Description

For businesses it is important to have knowledge about what users enjoy buying in order to provide them with better shopping experience. For example, a person buying a new television may frequently buy a surge protector to go along with it. What a recommender system does calculate the probability that a person consuming an item would likely need. Providing an opportunity for the business to sell another item.

For this project we will be applying the same logic to movie recommendations. Given a history of what a user has watched, we will try to recommend items that they would also be interested in seeing. For this project we will see if we can get the most viewed movies to show up in the top 10 recommendations for viewers.

Methods

Data Set

The data set used for this project comes from the GroupLens Movie data set of 1 million ratings (GroupLens). The dataset contains demographic information and rating data for over 6000 users for 4000 movies.

Methodology

Here we explore the use of Collaborative filtering (Wikipedia) in order to make our recommendations. Collaborative Filtering can be done with various methods. Our chosen methods was to do an item-item collaborative filtering which in essence says "users who bought x also bought y". This method first applies a similarity between items. There is then an option to do an additional user-based filtering to find individual recommendations, which we will also do.

For this use of item-based collaborative filtering, we'll be finding the similarity of the movies to each other by finding the Cosine Similarity between matrices. Denoted: Similarity Function

Based on users reviews, the rated movies are turned into a matrix where each movie has a list of movies that are similar to them. These matrix rows are then compared to with each other to get a similarity rating.

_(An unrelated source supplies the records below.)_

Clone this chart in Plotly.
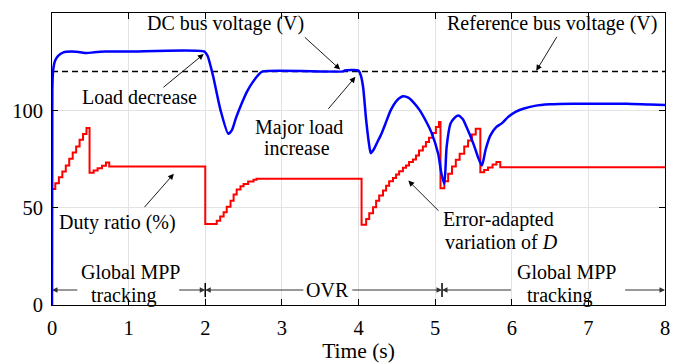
import plotly.graph_objects as go

# ---------------- data ----------------
blue_t = [0.0, 0.004, 0.015, 0.04, 0.08, 0.15, 0.25, 0.35, 0.45, 0.55, 0.7, 1.0, 1.99,
          2.03, 2.1, 2.2, 2.3, 2.35, 2.4, 2.47, 2.55, 2.62, 2.7, 2.75, 3.8, 3.82, 4.0,
          4.03, 4.06, 4.1, 4.14, 4.16, 4.2, 4.25, 4.3, 4.35, 4.42, 4.5, 4.58, 4.65, 4.72,
          4.8, 4.9, 4.95, 5.04, 5.08, 5.12, 5.15, 5.2, 5.25, 5.3, 5.36, 5.41, 5.5, 5.56,
          5.61, 5.66, 5.72, 5.8, 5.87, 5.95, 6.05, 6.15, 6.3, 6.5, 6.8, 7.2, 7.5, 7.8, 8.0]
blue_v = [0.0, 110.0, 120.5, 125.5, 128.0, 129.8, 130.2, 130.0, 129.4, 129.8, 130.2, 130.2, 130.2,
          128.0, 118.0, 100.0, 88.0, 90.0, 96.0, 103.0, 110.0, 114.5, 118.5, 120.0, 120.0, 120.5, 120.5,
          118.0, 112.0, 95.0, 82.0, 78.0, 80.0, 84.0, 88.0, 93.0, 100.0, 105.0, 107.2, 106.5, 104.0,
          100.0, 93.0, 88.8, 77.7, 67.9, 62.2, 81.1, 93.1, 96.0, 97.4, 95.5, 91.4, 82.8, 75.9,
          71.6, 80.0, 87.0, 91.5, 93.3, 96.5, 99.2, 100.8, 102.3, 103.1, 103.4, 103.4, 103.4, 103.0, 102.8]

red_t = [0.0, 0.043, 0.09, 0.135, 0.18, 0.225, 0.27, 0.315, 0.36, 0.405, 0.45,
         0.49, 0.543, 0.595, 0.652, 0.704, 0.747,
         2.0, 2.15, 2.195, 2.24, 2.28, 2.33, 2.37, 2.41, 2.46, 2.5, 2.56, 2.63, 2.67,
         4.04, 4.10, 4.14, 4.19, 4.23, 4.27, 4.32, 4.36, 4.40, 4.45, 4.49, 4.53, 4.58,
         4.62, 4.66, 4.71, 4.75, 4.79, 4.84, 4.88, 4.92, 4.97, 5.01, 5.05,
         5.07, 5.12, 5.17, 5.22, 5.27, 5.32, 5.38, 5.43, 5.48, 5.53,
         5.59, 5.64, 5.69, 5.75, 5.80, 5.85, 8.0]
red_v = [59.6, 62.5, 65.6, 68.6, 71.6, 75.1, 78.4, 81.4, 84.9, 87.9, 90.9,
         67.9, 69.1, 70.3, 71.5, 73.2, 71.1,
         41.6, 43.3, 45.4, 47.6, 50.5, 53.6, 56.7, 59.3, 61.0, 62.2, 63.4, 64.3, 64.8,
         41.2, 44.2, 47.1, 50.2, 53.6, 56.2, 58.8, 61.3, 63.6, 65.3, 67.0, 68.7, 70.5,
         71.6, 73.4, 74.7, 76.8, 79.4, 81.4, 83.7, 85.9, 88.3, 91.4, 94.0,
         60.0, 63.6, 67.4, 71.2, 74.6, 77.7, 81.4, 84.5, 87.6, 90.6,
         68.2, 69.4, 70.6, 72.2, 73.4, 70.8, 70.8]

ref_t = [0.0, 8.0]
ref_v = [120.0, 120.0]

x_ticks = [0, 1, 2, 3, 4, 5, 6, 7, 8]
y_ticks = [0, 50, 100, 150]

phase_bounds = [2.0, 5.09]
phase_y = 7.7

FONT = "Liberation Serif, Times New Roman, serif"
ANN_SIZE = 20

fig = go.Figure()
fig.add_trace(go.Scatter(x=ref_t, y=ref_v, mode="lines",
                         line=dict(color="black", width=1.5, dash="6px,4px"), hoverinfo="skip"))
fig.add_trace(go.Scatter(x=red_t, y=red_v, mode="lines", line_shape="hv",
                         line=dict(color="#ff0000", width=2)))
fig.add_trace(go.Scatter(x=blue_t, y=blue_v, mode="lines", line_shape="spline",
                         line=dict(color="#0000ff", width=2.5, smoothing=0.6)))
fig.add_trace(go.Scatter(x=phase_bounds, y=[phase_y] * len(phase_bounds), mode="markers",
                         marker=dict(symbol="line-ns", size=10, line=dict(color="black", width=1.5))))

ann = []


def text(x, y, s, size=ANN_SIZE):
    ann.append(dict(x=x, y=y, text=s, showarrow=False, xref="x", yref="y",
                    font=dict(family=FONT, size=size, color="black")))


def arrow(x, y, ax, ay, color="black", head=2, width=0.9, hsize=1.3):
    ann.append(dict(x=x, y=y, ax=ax, ay=ay, xref="x", yref="y", axref="x", ayref="y",
                    text="", showarrow=True, arrowhead=head, arrowsize=hsize,
                    arrowwidth=width, arrowcolor=color))


text(2.26, 144.6, "DC bus voltage (V)")
text(6.52, 144.6, "Reference bus voltage (V)")
text(1.14, 107.0, "Load decrease")
text(3.22, 91.2, "Major load")
text(3.2, 80.4, "increase")
text(0.85, 42.3, "Duty ratio (%)")
text(5.83, 44.0, "Error-adapted")
text(5.86, 32.5, "variation of <i>D</i>")
text(1.02, 17.0, "Global MPP")
text(0.935, 5.0, "tracking")
text(3.6, phase_y, "OVR")
text(6.72, 17.0, "Global MPP")
text(6.63, 5.0, "tracking")

arrow(3.76, 121.0, 3.28, 138.2)
arrow(6.32, 120.3, 6.6, 138.5)
arrow(1.98, 128.9, 1.435, 111.2)
arrow(3.96, 117.2, 3.59, 100.0)
arrow(1.59, 67.4, 1.19, 49.5)
arrow(4.65, 63.9, 5.065, 47.6)

dark = "#333333"
arrow(0.0, phase_y, 0.35, phase_y, dark, 2, 1, 1.1)
arrow(2.0, phase_y, 1.64, phase_y, dark, 2, 1, 1.1)
arrow(2.0, phase_y, 3.3, phase_y, dark, 2, 1, 1.1)
arrow(5.09, phase_y, 3.9, phase_y, dark, 2, 1, 1.1)
arrow(5.09, phase_y, 6.01, phase_y, dark, 2, 1, 1.1)
arrow(8.0, phase_y, 7.46, phase_y, dark, 2, 1, 1.1)

axis_common = dict(showline=True, linecolor="black", linewidth=1, mirror="ticks",
                   ticks="inside", ticklen=6, tickcolor="black", automargin=False,
                   showgrid=True, gridcolor="#e3e3e3", gridwidth=1, zeroline=False,
                   tickfont=dict(family=FONT, size=20.5, color="black"))

# page body has an 8px margin, so the figure is sized to fill the rest of the window
fig.update_layout(
    width=673, height=355,
    margin=dict(l=44, r=16, t=5, b=58),
    font=dict(family=FONT, color="black"),
    paper_bgcolor="white", plot_bgcolor="white",
    showlegend=False,
    annotations=ann,
    xaxis=dict(range=[0, 8], tickvals=x_ticks, ticktext=[str(v) for v in x_ticks],
               ticklabelstandoff=4,
               title=dict(text="Time (s)", font=dict(family=FONT, size=21.5, color="black"), standoff=8),
               **axis_common),
    yaxis=dict(range=[0, 150], tickvals=y_ticks, ticktext=[str(v) for v in y_ticks],
               ticklabelstandoff=4, **axis_common),
)

fig.write_html("out.html")
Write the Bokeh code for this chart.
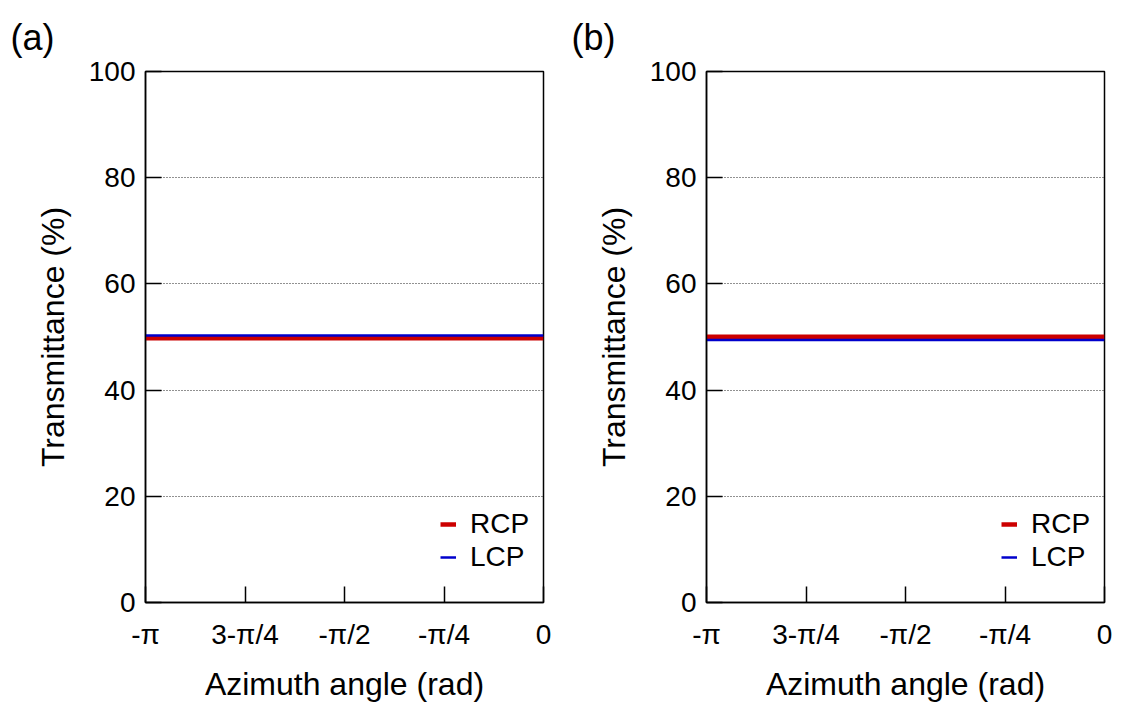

From there the user layer is applied which takes the user's seen movies and finds the movies most similar to the ones already watched. This list is then sorted by similarity rating and output to a file.

Procedure

Because of data sparcity issues that developed in testing. The procedure was modified to be done for users who had the most movies rated and having the most rated movie be the one removed from the set. The reason for this is that with collaborative filtering, each item-item comparison affects the grand total, and removing a single movie from a set with few reviews would cause a major jump in similarity. However, when you use a large enough set each rating is worth less and may be used to test more efficiently. Thus, for the user with the most movie ratings. The two most watched movies were withheld from the rating set.

Results

The the user with the most ratings, the two highest rated movies were removed from the set, American Beauty and The Matrix. After the recommender had run American Beauty was listed as the Number 6 movie to recommend, while the Matrix was outside of the top 20.

Disussion

Based on the result, it's concluded that while the technique has promise, to be accurate we need an incredibly large data-set to be remotely accurate. Thus while collaborative filtering is useful it may be better to use other applications such as KNN and Neural Networks. Image of RatingsCount

Future Applications

The beauty of Collaborative Filtering lies in its ability to generalize to other areas. For example, this was an example of movies. It can be done with movies, restaurants, or most other ideas. It can also take other methodologies, I used cosine similarity, we very much could have used Euclidian Distance with ratings and used that instead. As always, it's important to know your dataset.